Explaining unfamiliar patterns. When you’re considering a system you don’t fully understand (event sourcing, CQRS, saga pattern), AI can explain it in your terms. That’s useful for evaluation, even if the AI can’t tell you whether to adopt it.
Sanity-checking after the fact. “Here’s the design we settled on. What are the risks?” surfaces concerns you can verify against your context. Some are real, most are noise, the ratio is still favorable.
What unifies these: the human is doing the deciding. The AI is a thinking aid, not a decision maker.
The actual failure mode
The teams I’ve watched go wrong with AI on architecture aren’t the ones that asked AI for advice and ignored most of it. They’re the ones that treated the AI’s confident-sounding answer as if it were a senior architect’s call. They didn’t notice the absence of context-specific knowledge because the answer’s tone implied that knowledge.

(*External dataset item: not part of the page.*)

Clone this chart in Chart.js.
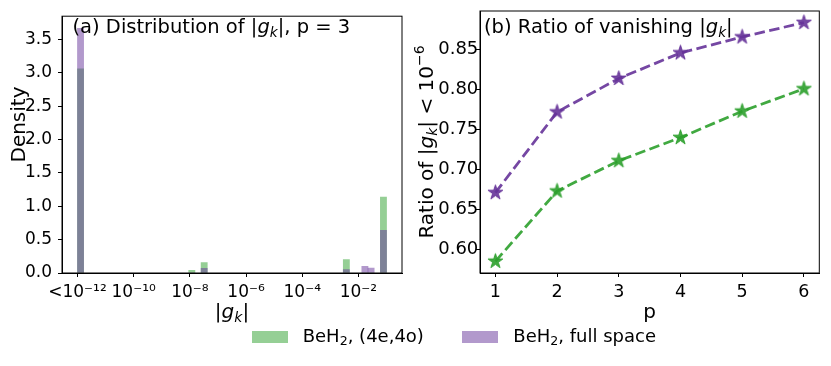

The real risk isn’t that AI gives bad architectural advice. AI tools have always given mixed-quality advice on hard problems; that’s true of every tool. The risk is that the confidence with which they give it makes it harder to discount than human advice — because humans express uncertainty and AI usually doesn’t.
What to actually do
For architecture decisions, treat AI as you’d treat a junior developer who’s read a lot of textbooks and never run a system in production. Their input is occasionally useful. You don’t let them make the call.
For implementation decisions inside the architecture you’ve chosen, AI is a useful tool. Use it.
The line between architecture and implementation is fuzzier than I’m making it sound. That fuzziness is its own problem — and it’s where the most expensive AI failures happen, in the gray zone where a decision feels like implementation but actually has architectural consequences.
When in doubt, treat it as architecture. The cost of consulting AI for a code-level decision and being wrong is small. The cost of consulting AI for an architecture decision and being wrong is large, and shows up over years. The asymmetry suggests caution.